Fast facts


Arizona Daily Wildcat
Friday, March 26, 2004

Things you always never wanted to know

  • As early as 1655, the Dutch used lotteries to raise money to relieve New York's poor.

  • Except for the oil sheikdoms, Bermuda has the highest per capita income in the world.

  • The first hydrogen bomb, tested in 1952, was as powerful as the total of all the bombs dropped on Germany and Japan during World War II.

  • Some insects, after their head is severed, may live for as long as a year. They react automatically to light, temperature, humidity, chemicals and other stimuli.

  • During the last ice age, 23,000 years ago, there were giant icebergs in the ocean as far south as Mexico City.

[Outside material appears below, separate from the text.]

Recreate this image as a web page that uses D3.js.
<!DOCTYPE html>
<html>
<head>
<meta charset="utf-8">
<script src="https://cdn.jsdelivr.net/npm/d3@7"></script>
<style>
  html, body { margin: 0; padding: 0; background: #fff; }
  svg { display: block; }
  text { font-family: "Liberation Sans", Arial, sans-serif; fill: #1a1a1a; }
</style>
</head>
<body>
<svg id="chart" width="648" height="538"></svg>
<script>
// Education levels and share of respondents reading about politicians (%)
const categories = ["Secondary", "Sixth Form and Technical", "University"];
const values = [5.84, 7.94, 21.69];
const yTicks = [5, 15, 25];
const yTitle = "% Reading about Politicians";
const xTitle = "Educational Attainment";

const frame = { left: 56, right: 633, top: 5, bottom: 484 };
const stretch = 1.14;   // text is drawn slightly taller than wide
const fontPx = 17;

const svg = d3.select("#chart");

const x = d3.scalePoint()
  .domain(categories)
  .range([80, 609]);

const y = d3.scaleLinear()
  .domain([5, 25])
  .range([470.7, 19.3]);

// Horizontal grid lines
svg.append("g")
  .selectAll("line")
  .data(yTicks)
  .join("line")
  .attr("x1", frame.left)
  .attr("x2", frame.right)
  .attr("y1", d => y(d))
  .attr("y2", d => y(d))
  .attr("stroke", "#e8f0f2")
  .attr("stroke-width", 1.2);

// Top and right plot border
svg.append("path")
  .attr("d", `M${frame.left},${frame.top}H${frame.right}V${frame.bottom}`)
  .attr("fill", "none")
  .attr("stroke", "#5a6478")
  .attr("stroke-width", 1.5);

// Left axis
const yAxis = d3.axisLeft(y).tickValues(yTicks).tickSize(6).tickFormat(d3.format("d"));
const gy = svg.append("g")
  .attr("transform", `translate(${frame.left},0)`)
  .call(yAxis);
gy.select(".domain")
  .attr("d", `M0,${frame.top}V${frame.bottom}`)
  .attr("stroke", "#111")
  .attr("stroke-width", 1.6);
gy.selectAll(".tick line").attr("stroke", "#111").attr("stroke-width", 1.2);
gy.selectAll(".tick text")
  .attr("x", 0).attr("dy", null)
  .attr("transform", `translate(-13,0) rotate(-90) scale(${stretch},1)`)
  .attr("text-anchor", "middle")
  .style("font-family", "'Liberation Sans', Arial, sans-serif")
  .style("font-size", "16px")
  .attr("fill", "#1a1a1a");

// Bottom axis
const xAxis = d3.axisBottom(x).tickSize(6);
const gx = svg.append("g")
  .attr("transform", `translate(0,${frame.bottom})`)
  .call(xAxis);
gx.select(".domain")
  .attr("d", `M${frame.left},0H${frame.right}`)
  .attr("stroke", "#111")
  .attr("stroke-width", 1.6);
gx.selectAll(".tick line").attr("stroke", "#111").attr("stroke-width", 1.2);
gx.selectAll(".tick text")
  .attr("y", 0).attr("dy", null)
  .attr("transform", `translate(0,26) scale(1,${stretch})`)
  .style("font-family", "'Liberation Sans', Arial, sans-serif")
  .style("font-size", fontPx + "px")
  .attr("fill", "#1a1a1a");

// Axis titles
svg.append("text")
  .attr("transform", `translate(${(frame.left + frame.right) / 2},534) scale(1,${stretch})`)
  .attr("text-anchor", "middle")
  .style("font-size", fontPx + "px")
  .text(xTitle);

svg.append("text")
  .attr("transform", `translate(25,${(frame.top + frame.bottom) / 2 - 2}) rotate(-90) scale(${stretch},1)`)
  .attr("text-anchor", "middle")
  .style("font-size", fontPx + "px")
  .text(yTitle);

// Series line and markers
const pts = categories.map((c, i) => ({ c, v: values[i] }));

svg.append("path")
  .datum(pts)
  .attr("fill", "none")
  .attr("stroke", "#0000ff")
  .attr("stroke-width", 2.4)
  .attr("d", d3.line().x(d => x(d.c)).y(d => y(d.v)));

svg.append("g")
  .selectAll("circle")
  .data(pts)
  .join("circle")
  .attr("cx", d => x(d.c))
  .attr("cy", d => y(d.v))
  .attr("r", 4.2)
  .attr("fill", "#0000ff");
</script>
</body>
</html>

  • If 1 gram of matter could be converted into its equivalent of pure energy and the energy used with perfect efficiency to keep a 1,000-watt light bulb glowing, there would be enough energy to keep it lit for 2,850 years.

  • With few exceptions, birds do not sing while on the ground. They sing during flight or while sitting on an object off the ground. Exceptions include the turnstone, which is a shorebird, and some American field sparrows.

  • A "plaice," a large European flounder, can lie on a checkerboard and reproduce the same pattern of squares on its surface, for camouflage.

  • In 1826, Thomas Jefferson, then 83 years old, was flat broke and in debt $107,000. He convinced the Virginia Legislature to allow him to sell lottery tickets, and the winner would get Jefferson's land. The lottery was unsuccessful, and when Jefferson died, he left many unpaid debts.

    By running a temperature as many as 25 degrees Fahrenheit warmer than its surroundings, the feverish skunk cabbage melts it way to the surface of snow.

    When the Portuguese historian Joao de Barros wrote "Decadas da Asia," his monumental history of the Portuguese empire, King John III was so pleased he gave him an area of about 130,000 square miles - the whole state of Maranhao in Brazil.

    There's an O. Henry bar in Tegucigalpa, the capital of Honduras, where the American writer lived for a few months in 1897 while a fugitive from justice, under indictment for embezzling bank funds in Texas. The bar's specialty is a drink called Lost Blend, after one of O. Henry's stories.